== What the task asks ==
Determine the number of lines containing the word "this". Reply with it and nothing else.

== Stored records ==
▶

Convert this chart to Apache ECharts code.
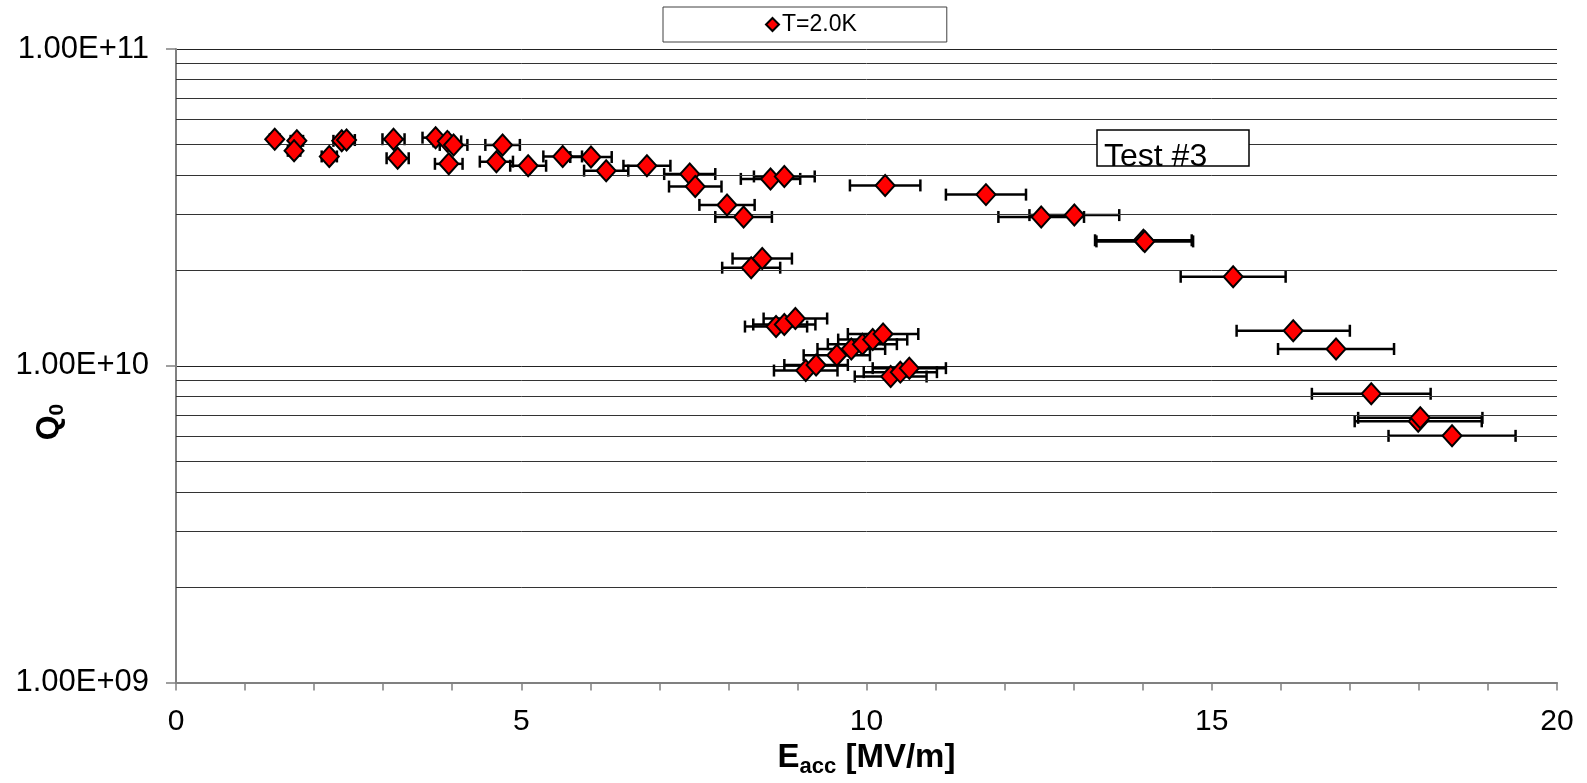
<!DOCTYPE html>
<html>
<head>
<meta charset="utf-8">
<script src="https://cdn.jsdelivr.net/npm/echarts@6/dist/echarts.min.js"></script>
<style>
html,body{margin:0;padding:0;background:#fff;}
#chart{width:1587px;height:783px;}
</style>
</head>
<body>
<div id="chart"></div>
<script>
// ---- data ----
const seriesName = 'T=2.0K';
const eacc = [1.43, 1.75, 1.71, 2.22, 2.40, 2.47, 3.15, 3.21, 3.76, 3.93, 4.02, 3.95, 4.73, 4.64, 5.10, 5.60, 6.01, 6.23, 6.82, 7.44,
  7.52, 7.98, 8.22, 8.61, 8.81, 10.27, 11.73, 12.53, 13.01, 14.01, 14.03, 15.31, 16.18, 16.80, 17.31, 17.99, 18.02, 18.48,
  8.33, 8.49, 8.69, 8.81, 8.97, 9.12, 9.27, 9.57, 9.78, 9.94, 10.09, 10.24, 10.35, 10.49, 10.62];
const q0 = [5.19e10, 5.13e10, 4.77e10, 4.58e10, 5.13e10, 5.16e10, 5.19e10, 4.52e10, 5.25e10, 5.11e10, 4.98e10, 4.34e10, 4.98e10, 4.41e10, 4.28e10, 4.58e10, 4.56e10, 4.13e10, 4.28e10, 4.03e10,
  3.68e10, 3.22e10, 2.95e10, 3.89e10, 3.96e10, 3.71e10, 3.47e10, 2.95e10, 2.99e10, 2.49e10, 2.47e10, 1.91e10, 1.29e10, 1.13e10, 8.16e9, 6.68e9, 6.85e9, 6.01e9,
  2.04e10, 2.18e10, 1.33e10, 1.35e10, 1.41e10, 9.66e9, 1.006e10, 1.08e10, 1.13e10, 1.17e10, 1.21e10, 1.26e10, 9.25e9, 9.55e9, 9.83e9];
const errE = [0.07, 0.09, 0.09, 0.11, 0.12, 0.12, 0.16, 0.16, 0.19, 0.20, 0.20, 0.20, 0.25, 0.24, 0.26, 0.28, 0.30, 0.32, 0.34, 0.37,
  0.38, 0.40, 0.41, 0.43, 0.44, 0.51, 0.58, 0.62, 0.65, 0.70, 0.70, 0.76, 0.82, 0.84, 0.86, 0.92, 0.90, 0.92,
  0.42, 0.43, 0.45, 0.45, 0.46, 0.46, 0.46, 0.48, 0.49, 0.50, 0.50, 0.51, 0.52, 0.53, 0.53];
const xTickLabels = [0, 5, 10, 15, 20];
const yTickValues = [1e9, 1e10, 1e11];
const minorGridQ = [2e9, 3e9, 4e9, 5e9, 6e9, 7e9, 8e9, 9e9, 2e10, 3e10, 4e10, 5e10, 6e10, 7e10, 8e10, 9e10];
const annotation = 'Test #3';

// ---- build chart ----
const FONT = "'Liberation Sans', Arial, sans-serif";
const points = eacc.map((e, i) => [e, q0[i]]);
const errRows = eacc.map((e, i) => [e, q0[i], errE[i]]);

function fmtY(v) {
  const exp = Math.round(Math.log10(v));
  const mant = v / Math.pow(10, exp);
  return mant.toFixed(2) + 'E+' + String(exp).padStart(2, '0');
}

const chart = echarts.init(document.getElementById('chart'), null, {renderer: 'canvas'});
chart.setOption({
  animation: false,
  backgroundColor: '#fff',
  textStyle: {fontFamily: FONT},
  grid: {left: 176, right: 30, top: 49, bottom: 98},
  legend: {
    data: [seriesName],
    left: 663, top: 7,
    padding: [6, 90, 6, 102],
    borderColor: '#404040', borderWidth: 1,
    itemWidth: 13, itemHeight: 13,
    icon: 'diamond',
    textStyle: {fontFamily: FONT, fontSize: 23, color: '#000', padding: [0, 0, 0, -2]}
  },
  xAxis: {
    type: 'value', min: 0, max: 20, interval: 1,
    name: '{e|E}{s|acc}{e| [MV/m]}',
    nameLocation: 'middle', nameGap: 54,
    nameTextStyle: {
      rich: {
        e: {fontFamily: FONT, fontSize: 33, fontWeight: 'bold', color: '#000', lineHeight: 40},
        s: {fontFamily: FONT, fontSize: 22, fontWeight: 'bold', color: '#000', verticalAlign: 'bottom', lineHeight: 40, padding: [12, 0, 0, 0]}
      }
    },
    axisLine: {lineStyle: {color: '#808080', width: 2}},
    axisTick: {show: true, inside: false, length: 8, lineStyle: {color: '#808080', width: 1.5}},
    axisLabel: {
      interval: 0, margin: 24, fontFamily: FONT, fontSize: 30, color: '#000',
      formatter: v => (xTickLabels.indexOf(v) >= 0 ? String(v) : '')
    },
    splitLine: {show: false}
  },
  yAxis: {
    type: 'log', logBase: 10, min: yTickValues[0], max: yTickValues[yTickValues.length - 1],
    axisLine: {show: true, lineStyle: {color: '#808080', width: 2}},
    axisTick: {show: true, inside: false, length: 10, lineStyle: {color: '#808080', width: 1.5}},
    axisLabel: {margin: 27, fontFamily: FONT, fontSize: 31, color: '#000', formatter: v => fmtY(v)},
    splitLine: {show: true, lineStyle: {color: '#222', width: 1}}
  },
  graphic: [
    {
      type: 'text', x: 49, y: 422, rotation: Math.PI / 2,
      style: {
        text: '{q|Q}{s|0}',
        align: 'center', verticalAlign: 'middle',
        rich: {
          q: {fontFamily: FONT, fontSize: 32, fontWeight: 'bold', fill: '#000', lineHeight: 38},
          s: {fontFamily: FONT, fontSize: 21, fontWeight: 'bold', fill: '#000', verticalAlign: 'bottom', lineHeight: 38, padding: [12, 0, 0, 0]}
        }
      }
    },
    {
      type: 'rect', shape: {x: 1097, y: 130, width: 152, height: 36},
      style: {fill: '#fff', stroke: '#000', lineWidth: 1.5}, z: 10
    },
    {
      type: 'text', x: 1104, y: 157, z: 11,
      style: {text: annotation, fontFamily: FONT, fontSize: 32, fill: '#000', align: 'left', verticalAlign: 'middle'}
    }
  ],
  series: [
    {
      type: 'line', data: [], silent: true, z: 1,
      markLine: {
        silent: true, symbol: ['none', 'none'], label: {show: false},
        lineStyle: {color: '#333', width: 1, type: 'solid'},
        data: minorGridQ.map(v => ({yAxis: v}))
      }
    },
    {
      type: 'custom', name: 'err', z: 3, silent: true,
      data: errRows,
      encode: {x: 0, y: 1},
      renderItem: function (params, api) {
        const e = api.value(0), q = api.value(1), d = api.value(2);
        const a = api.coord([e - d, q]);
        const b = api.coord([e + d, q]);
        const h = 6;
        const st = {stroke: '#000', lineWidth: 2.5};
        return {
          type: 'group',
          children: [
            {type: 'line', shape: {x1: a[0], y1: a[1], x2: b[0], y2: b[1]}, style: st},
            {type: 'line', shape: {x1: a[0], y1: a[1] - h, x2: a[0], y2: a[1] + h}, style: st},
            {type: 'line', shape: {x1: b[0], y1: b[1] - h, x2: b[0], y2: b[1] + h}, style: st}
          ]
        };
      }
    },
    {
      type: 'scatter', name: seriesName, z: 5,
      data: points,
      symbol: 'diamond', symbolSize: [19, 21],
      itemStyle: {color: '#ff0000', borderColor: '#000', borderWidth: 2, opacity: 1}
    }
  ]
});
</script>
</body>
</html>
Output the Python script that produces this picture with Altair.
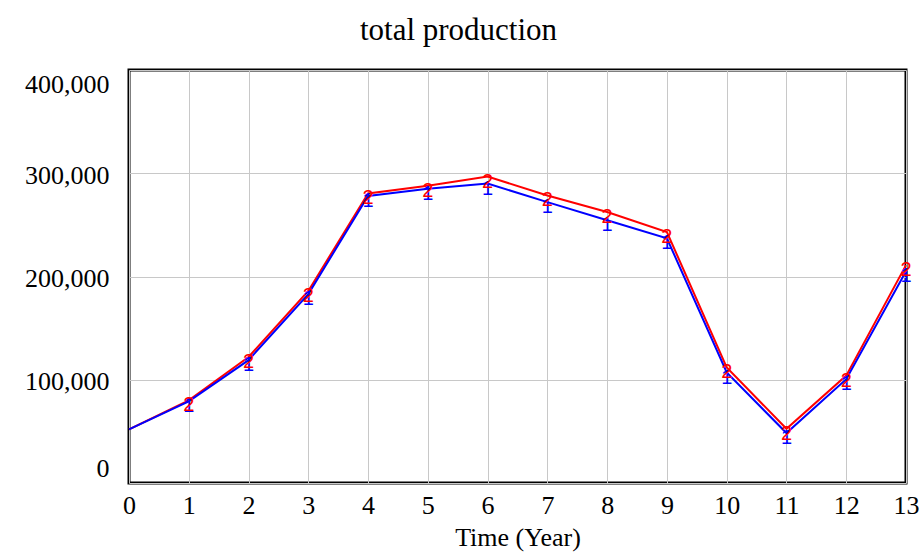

◀

== Solved problem ==
2